The first pass at what this is going to look like and how we’ll effectively communicate the value proposition to the customer. How do we convey that this is really a free service to them without bogging them down in fine print?
Proof of Concept
Building out the flow and wireframes, then moving quickly to a high fidelity prototype was key to get our dealer partners to buy-in to the program.
Research & Analysis
With buy-in and support from five “Trailblazer” dealers across Southern California, we had to conduct site visits to determine the best use of space and plan for customer flow, signage and way finding.
Dealer site visits
Every dealership is unique and, therefore, each presents unique challenges.
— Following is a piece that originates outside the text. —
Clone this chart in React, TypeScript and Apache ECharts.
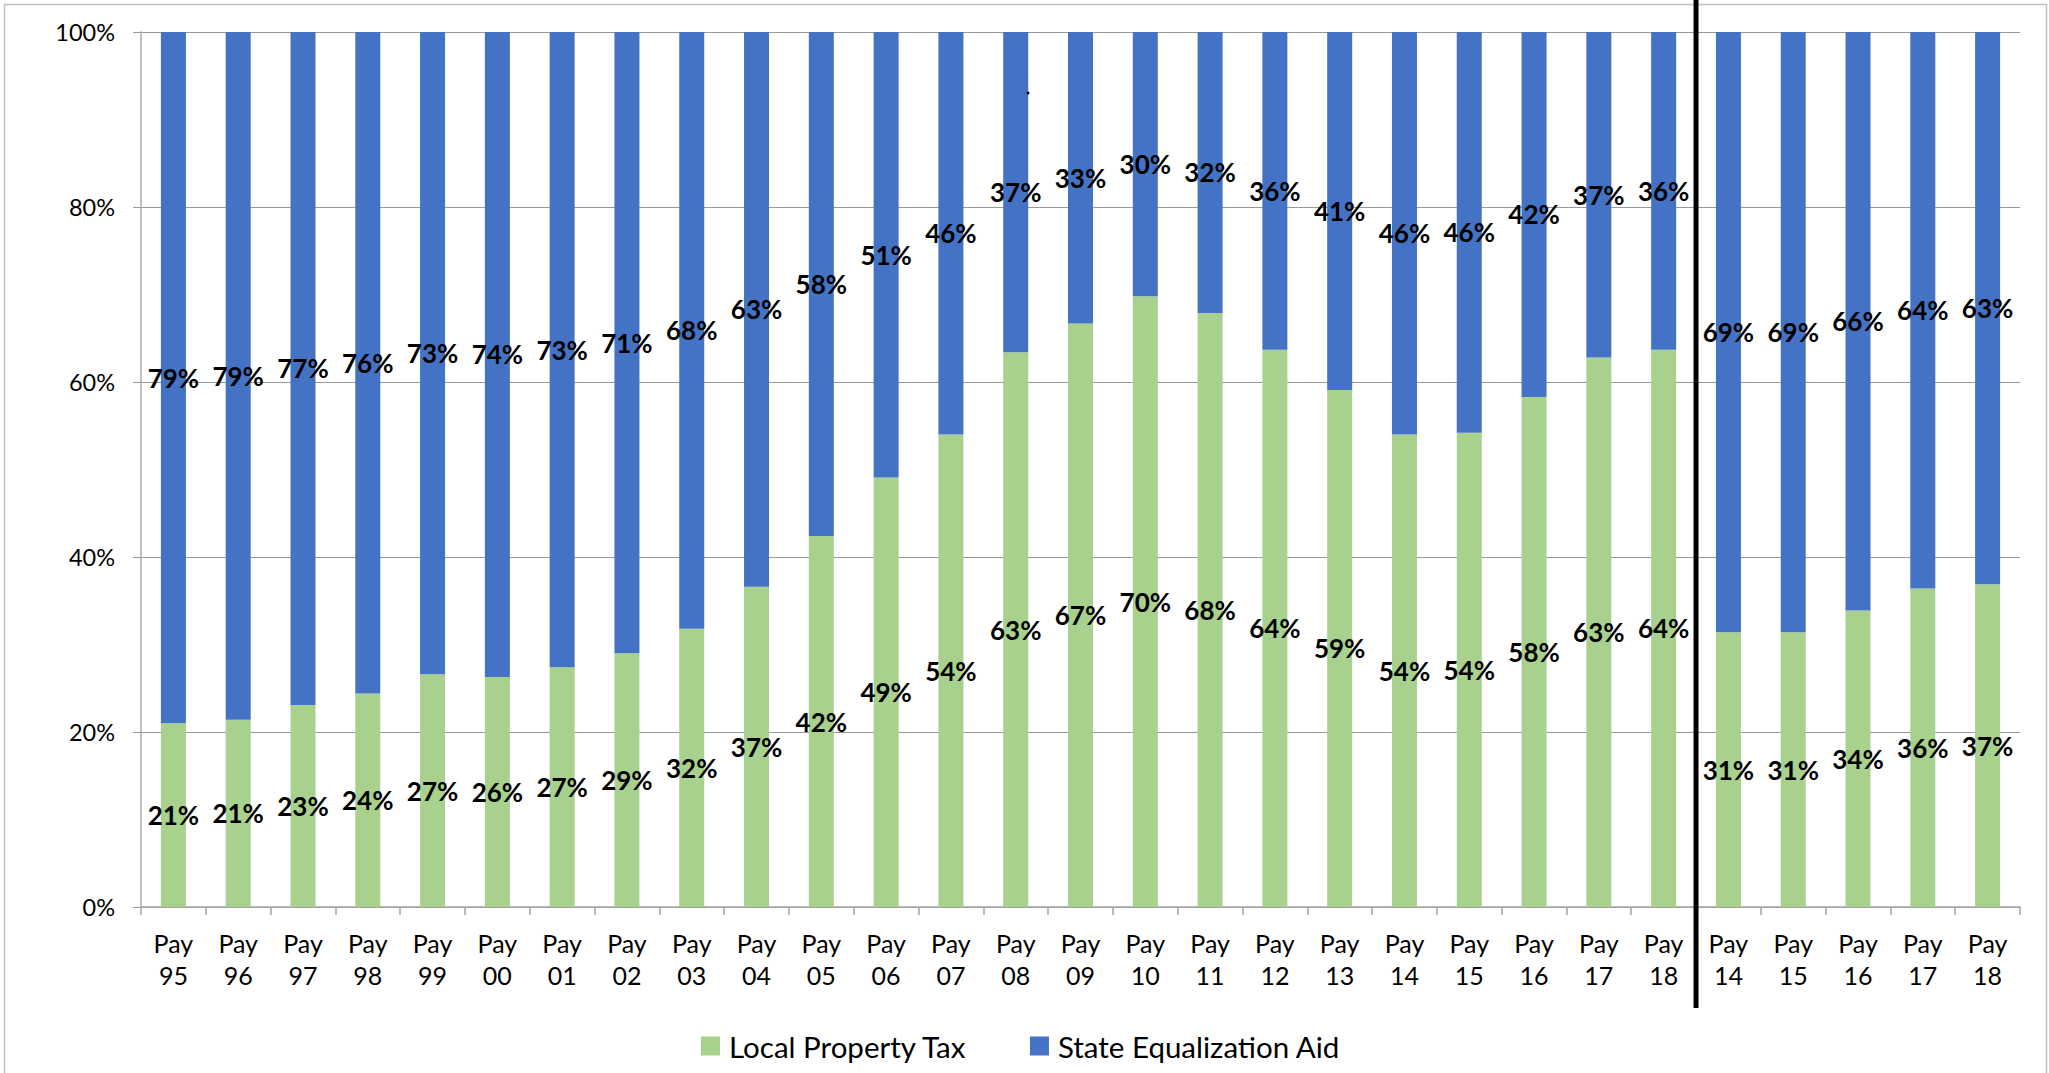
import React, { useEffect, useRef } from "react";
import * as echarts from "echarts";

const years = ["95", "96", "97", "98", "99", "00", "01", "02", "03", "04", "05", "06", "07", "08", "09", "10", "11", "12", "13", "14", "15", "16", "17", "18", "14", "15", "16", "17", "18"];
const localPropertyTax = [21.0, 21.4, 23.1, 24.4, 26.6, 26.3, 27.4, 29.0, 31.8, 36.6, 42.4, 49.1, 54.0, 63.4, 66.7, 69.8, 67.9, 63.7, 59.1, 54.0, 54.2, 58.3, 62.8, 63.7, 31.4, 31.4, 33.9, 36.4, 36.9];
const stateEqualizationAid = [79.0, 78.6, 76.9, 75.6, 73.4, 73.7, 72.6, 71.0, 68.2, 63.4, 57.6, 50.9, 46.0, 36.6, 33.3, 30.2, 32.1, 36.3, 40.9, 46.0, 45.8, 41.7, 37.2, 36.3, 68.6, 68.6, 66.1, 63.6, 63.1];
const yTicks = [0, 20, 40, 60, 80, 100];
const seriesNames = ["Local Property Tax", "State Equalization Aid"];
const colors = ["#A9D18E", "#4472C4"];
const splitAfterIndex = 23;

const FONT = "Lato, 'Open Sans', sans-serif";

export default function App() {
  const ref = useRef<HTMLDivElement>(null);
  useEffect(() => {
    document.body.style.margin = "0";
    if (!ref.current) return;
    const chart = echarts.init(ref.current, undefined, { renderer: "svg" });
    const categories = years.map((y) => "Pay\n" + y);
    const labelCfg = {
      show: true,
      position: "inside" as const,
      color: "#000",
      fontFamily: FONT,
      fontWeight: "bold" as const,
      fontSize: 26,
      formatter: (p: any) => Math.round(p.value) + "%",
    };
    chart.setOption({
      animation: false,
      backgroundColor: "#fff",
      textStyle: { fontFamily: FONT },
      grid: { left: 141, right: 29, top: 32, bottom: 166 },
      legend: {
        left: 701,
        top: 1031,
        padding: 0,
        itemWidth: 19,
        itemHeight: 19,
        itemGap: 63,
        icon: "rect",
        textStyle: { fontFamily: FONT, fontSize: 29.5, color: "#000", padding: [0, 0, 0, 4] },
        data: seriesNames,
      },
      xAxis: {
        type: "category",
        data: categories,
        axisLine: { show: true, lineStyle: { color: "#a6a6a6", width: 1.5 } },
        axisTick: { show: true, length: 8, lineStyle: { color: "#a6a6a6", width: 1.5 } },
        axisLabel: {
          interval: 0,
          margin: 20,
          fontFamily: FONT,
          fontSize: 25,
          lineHeight: 32,
          color: "#000",
        },
      },
      yAxis: {
        type: "value",
        min: yTicks[0],
        max: yTicks[yTicks.length - 1],
        interval: 20,
        axisLine: { show: true, lineStyle: { color: "#bfbfbf", width: 2 } },
        axisTick: { show: true, length: 8, lineStyle: { color: "#999" } },
        axisLabel: {
          margin: 26,
          fontFamily: FONT,
          fontSize: 23.5,
          color: "#000",
          formatter: "{value}%",
        },
        splitLine: { show: true, lineStyle: { color: "#999", width: 1 } },
      },
      series: [
        {
          name: seriesNames[0],
          type: "bar",
          stack: "total",
          barWidth: 25,
          itemStyle: { color: colors[0] },
          label: labelCfg,
          data: localPropertyTax,
        },
        {
          name: seriesNames[1],
          type: "bar",
          stack: "total",
          barWidth: 25,
          itemStyle: { color: colors[1] },
          label: labelCfg,
          data: stateEqualizationAid,
        },
      ],
    });
    const xa = chart.convertToPixel({ xAxisIndex: 0 }, splitAfterIndex) as number;
    const xb = chart.convertToPixel({ xAxisIndex: 0 }, splitAfterIndex + 1) as number;
    const sepX = (xa + xb) / 2;
    chart.setOption({
      graphic: [
        {
          type: "rect",
          shape: { x: 4.5, y: 4.5, width: 2042, height: 1080 },
          style: { fill: "none", stroke: "#bfbfbf", lineWidth: 1.5 },
          z: 100,
          silent: true,
        },
        {
          type: "line",
          shape: { x1: sepX, y1: 0, x2: sepX, y2: 1008 },
          style: { stroke: "#000", lineWidth: 5 },
          z: 101,
          silent: true,
        },
        {
          type: "circle",
          shape: { cx: 1028, cy: 93, r: 1.5 },
          style: { fill: "#000" },
          z: 101,
          silent: true,
        },
      ],
    });
    return () => chart.dispose();
  }, []);
  return <div ref={ref} style={{ width: 2049, height: 1073 }} />;
}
We did a thorough investigation at each of five pilot locations to understand foot traffic patterns, customer parking, location of available vehicles and amenities within each space. We used this research to inform our signage, kiosk and staff recommendations.
High fidelity prototypes and usability testing
During usability testing we learned that customers were wary of the program citing, “it’s too good to be true,” and asking, “what’s the catch? There must be a catch.” Even from a household brand like Toyota, customers feared a “bait and switch” with our promise of a 24 hour free test drive. They simply couldn’t believe we’d allow anyone to take a car for 24 hours. At the end of each session, we explained how it works, “just like a rental car, only you don’t pay for it,” we said. The lightbulb went off and the customers suggested we explain it just like that in the “small print” on the site. And so we did…
Breaking out responsibilities and tasks in each phase allowed us to find the right partners and vendors to help us build the program. We worked with two partners and three vendors in addition to our own internal team of technologists and creatives to build the full program.
The responsive experience.
We learned that our dealer partners were incredibly open to looking at new ways to help customers feel like they were being well-served and respected. Each General Manager invested no small amount into the test-and-learn, to secure and set aside inventory for this effort. The dealers took to the program and quickly wanted to expand it beyond just Camry to other models.
From the customer side, each person who participated in the program loved it. They reported a lack of stress and ample time to explore the vehicle’s features. Those who had not participated continued to voice initial skepticism, asking “what’s the catch?” I hypothesize that this will take continued and sustained marketing effort, word-of-mouth and additional support from all three tiers of automotive advertising to turn the larger tide of user perception.